_What is needed:_ Report the number of lines that hold the string "React". Leave out any other text.

_Provided records:_
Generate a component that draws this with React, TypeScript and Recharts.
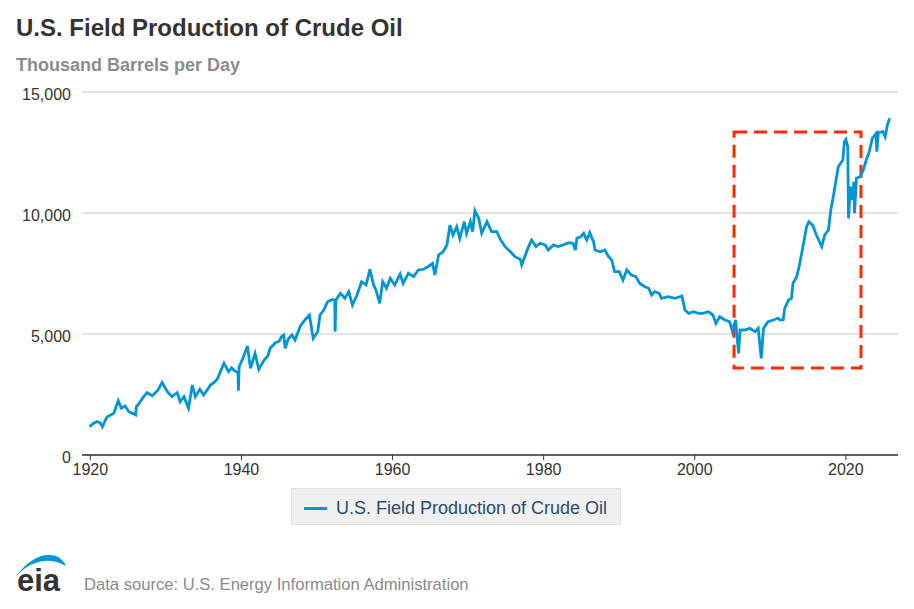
import React from 'react';
import {
    LineChart,
    Line,
    XAxis,
    YAxis,
    CartesianGrid,
    Legend,
    ReferenceArea
} from 'recharts';

// monthly-ish readings (year fraction, thousand b/d)
const years = [
    1919.9, 1920.4, 1920.9, 1921.3, 1921.6, 1922.2, 1922.7, 1923.1, 1923.7, 1924.1,
    1924.6, 1925.1, 1925.6, 1926.0, 1926.1, 1926.5, 1926.9, 1927.5, 1928.2, 1928.9,
    1929.5, 1930.2, 1930.8, 1931.5, 1931.9, 1932.4, 1933.0, 1933.5, 1933.9, 1934.5,
    1935.0, 1935.5, 1935.9, 1936.4, 1936.8, 1937.3, 1937.7, 1938.3, 1938.7, 1939.0,
    1939.55, 1939.6, 1939.7, 1940.2, 1940.8, 1941.2, 1941.8, 1942.3, 1943.0, 1943.5,
    1943.8, 1944.5, 1945.0, 1945.3, 1945.6, 1945.8, 1946.2, 1946.7, 1947.1, 1947.8,
    1948.4, 1949.0, 1949.5, 1950.1, 1950.4, 1950.9, 1951.4, 1952.0, 1952.35, 1952.4,
    1952.5, 1953.1, 1953.7, 1954.2, 1954.7, 1955.3, 1955.9, 1956.5, 1957.0, 1957.5,
    1957.8, 1958.3, 1958.7, 1959.2, 1959.7, 1960.3, 1961.0, 1961.4, 1962.1, 1962.8,
    1963.4, 1964.1, 1964.7, 1965.3, 1965.6, 1966.1, 1966.7, 1967.2, 1967.6, 1968.0,
    1968.5, 1968.9, 1969.2, 1969.5, 1969.8, 1970.3, 1970.6, 1970.9, 1971.4, 1971.8,
    1972.5, 1973.1, 1973.8, 1974.2, 1974.9, 1975.6, 1976.2, 1976.9, 1977.1, 1977.5,
    1978.0, 1978.4, 1979.0, 1979.5, 1980.2, 1980.6, 1981.3, 1981.9, 1982.6, 1983.3,
    1983.9, 1984.2, 1984.4, 1984.9, 1985.3, 1985.7, 1986.1, 1986.6, 1986.8, 1987.5,
    1988.1, 1988.6, 1989.0, 1989.4, 1990.0, 1990.5, 1991.0, 1991.6, 1992.2, 1992.7,
    1993.4, 1993.9, 1994.3, 1994.7, 1995.3, 1995.6, 1996.5, 1997.4, 1998.3, 1998.7,
    1999.2, 1999.8, 2000.5, 2001.1, 2001.8, 2002.4, 2002.8, 2003.3, 2004.0, 2004.6,
    2005.0, 2005.4, 2005.8, 2006.0, 2006.6, 2007.3, 2008.0, 2008.4, 2008.8, 2009.1,
    2009.7, 2010.4, 2011.0, 2011.3, 2011.7, 2011.9, 2012.4, 2012.8, 2013.0, 2013.5,
    2013.9, 2014.4, 2014.8, 2015.1, 2015.6, 2016.1, 2016.8, 2017.2, 2017.7, 2018.0,
    2018.3, 2018.7, 2019.0, 2019.3, 2019.6, 2019.8, 2020.0, 2020.25, 2020.35, 2020.6,
    2020.9, 2021.05, 2021.15, 2021.4, 2021.9, 2022.3, 2022.7, 2023.1, 2023.5, 2024.0,
    2024.1, 2024.3, 2024.9, 2025.2, 2025.5, 2025.8
];

const production = [
    1170, 1300, 1380, 1330, 1170, 1570, 1650, 1720, 2245, 1930,
    2025, 1790, 1720, 1650, 2000, 2150, 2340, 2575, 2450, 2660,
    2990, 2620, 2410, 2575, 2200, 2410, 1930, 2890, 2410, 2715,
    2480, 2700, 2890, 3000, 3130, 3500, 3790, 3445, 3600, 3510,
    3400, 2660, 3650, 4000, 4500, 3580, 4200, 3540, 3925, 4090,
    4410, 4640, 4700, 4890, 4960, 4410, 4800, 4960, 4750, 5330,
    5580, 5785, 4820, 5095, 5785, 5990, 6335, 6430, 6400, 5095,
    6400, 6680, 6475, 6750, 6200, 6610, 7160, 7025, 7670, 7025,
    6820, 6270, 7160, 6890, 7300, 7025, 7480, 7095, 7510, 7370,
    7645, 7675, 7780, 7920, 7440, 8265, 8400, 8680, 9500, 9090,
    9435, 8950, 9300, 9640, 9160, 9640, 9230, 10095, 9780, 9160,
    9640, 9230, 9230, 8950, 8610, 8400, 8195, 8090, 7850, 8195,
    8610, 8885, 8610, 8750, 8680, 8470, 8680, 8610, 8680, 8775,
    8750, 8470, 8955, 9020, 9160, 8885, 9185, 8815, 8470, 8400,
    8470, 8195, 8060, 7575, 7575, 7230, 7645, 7440, 7370, 7095,
    6955, 6890, 6610, 6750, 6680, 6475, 6540, 6475, 6570, 5990,
    5855, 5920, 5855, 5855, 5920, 5785, 5440, 5715, 5580, 5510,
    5095, 5580, 4200, 5165, 5165, 5235, 5095, 5235, 3995, 5235,
    5510, 5580, 5650, 5580, 5580, 6060, 6400, 6475, 7095, 7370,
    7920, 8750, 9435, 9640, 9500, 9090, 8610, 9090, 9300, 10125,
    10610, 11365, 11915, 12055, 12190, 12950, 13045, 12740, 9780, 11090,
    10540, 11295, 9990, 11435, 11500, 11780, 12190, 12535, 13085, 13290,
    12535, 13320, 13360, 13150, 13635, 13915
];

const xTicks = [1920, 1940, 1960, 1980, 2000, 2020];
const yTicks = [0, 5000, 10000, 15000];
const seriesName = 'U.S. Field Production of Crude Oil';

// highlighted window (shale era)
const boxYears = [2005.2, 2022.0];
const boxLevels = [3600, 13350];

const data = years.map((y, i) => ({ year: y, value: production[i] }));

const FONT = '"Liberation Sans", Arial, Helvetica, sans-serif';

const YTick = (props: any) => {
    const { x, y, payload } = props;
    return (
        <text x={x} y={y + 8} textAnchor="end" fontSize={16} fill="#333" fontFamily={FONT}>
            {payload.value.toLocaleString('en-US')}
        </text>
    );
};

const XTick = (props: any) => {
    const { x, y, payload } = props;
    return (
        <text x={x} y={y + 12} textAnchor="middle" fontSize={16} fill="#333" fontFamily={FONT}>
            {payload.value}
        </text>
    );
};

const LegendBox = () => (
    <div
        style={{
            width: 330,
            height: 37,
            boxSizing: 'border-box',
            paddingTop: 4,
            background: '#f0f0f0',
            border: '1px solid #e2e2e2',
            display: 'flex',
            alignItems: 'center',
            fontFamily: FONT,
            fontSize: 18,
            color: '#2b4b6f'
        }}
    >
        <span style={{ display: 'inline-block', width: 23, height: 3, background: '#0096d6', marginLeft: 12, marginRight: 9 }} />
        <span>{seriesName}</span>
    </div>
);

const App = () => {
    return (
        <div style={{ position: 'absolute', left: 0, top: 0, width: 914, height: 609, background: '#fff', fontFamily: FONT }}>
            <div style={{ position: 'absolute', left: 16, top: 14, fontSize: 24, fontWeight: 'bold', color: '#333', whiteSpace: 'nowrap' }}>
                U.S. Field Production of Crude Oil
            </div>
            <div style={{ position: 'absolute', left: 16, top: 55, fontSize: 18, fontWeight: 'bold', color: '#8c8c8c', whiteSpace: 'nowrap' }}>
                Thousand Barrels per Day
            </div>

            <div style={{ position: 'absolute', left: 0, top: 0 }}>
                <LineChart
                    width={914}
                    height={609}
                    data={data}
                    margin={{ top: 92, right: 16, bottom: 124, left: 0 }}
                >
                    <CartesianGrid vertical={false} stroke="#c8c8c8" />
                    <XAxis
                        dataKey="year"
                        type="number"
                        domain={[1918.9, 2026.9]}
                        ticks={xTicks}
                        allowDataOverflow
                        height={30}
                        tickSize={5}
                        tickMargin={3}
                        axisLine={{ stroke: '#333', strokeWidth: 1.5 }}
                        tickLine={{ stroke: '#333' }}
                        tick={<XTick />}
                    />
                    <YAxis
                        type="number"
                        domain={[0, 15000]}
                        ticks={yTicks}
                        width={82}
                        axisLine={false}
                        tickLine={false}
                        tickSize={6}
                        tickMargin={5}
                        tick={<YTick />}
                    />
                    <Line
                        type="linear"
                        dataKey="value"
                        name={seriesName}
                        stroke="#0096d6"
                        strokeWidth={2.8}
                        dot={false}
                        activeDot={false}
                        isAnimationActive={false}
                    />
                    <ReferenceArea
                        x1={boxYears[0]}
                        x2={boxYears[1]}
                        y1={boxLevels[0]}
                        y2={boxLevels[1]}
                        fill="none"
                        fillOpacity={0}
                        stroke="#ff2a00"
                        strokeWidth={3}
                        strokeDasharray="13 7"
                        ifOverflow="visible"
                    />
                    <Legend
                        layout="horizontal"
                        verticalAlign="middle"
                        align="center"
                        content={<LegendBox />}
                        wrapperStyle={{ position: 'absolute', left: 291, top: 488, width: 330, bottom: 'auto' }}
                    />
                </LineChart>
            </div>

            <svg style={{ position: 'absolute', left: 0, top: 540 }} width={100} height={69}>
                <path d="M16 36 Q40 12 66 26 Q63 19 56 16 Q36 10 16 36 Z" fill="#0096d6" />
                <text x={17} y={51} fontSize={31} fontWeight="bold" fill="#333" fontFamily={FONT}>eia</text>
            </svg>
            <div style={{ position: 'absolute', left: 84, top: 575, fontSize: 16.6, color: '#8a8a8a', whiteSpace: 'nowrap' }}>
                Data source: U.S. Energy Information Administration
            </div>
        </div>
    );
};

export default App;
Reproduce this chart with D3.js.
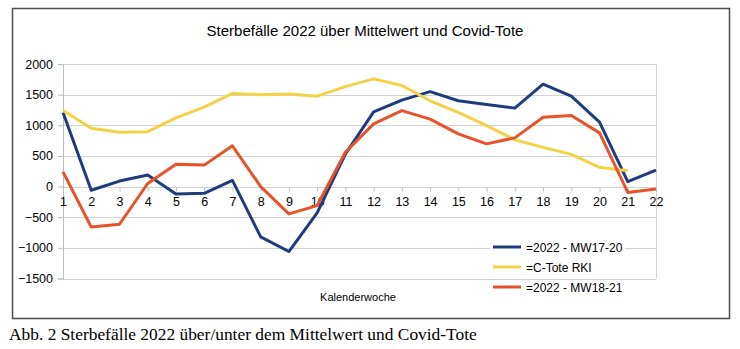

_Right answer:_ 2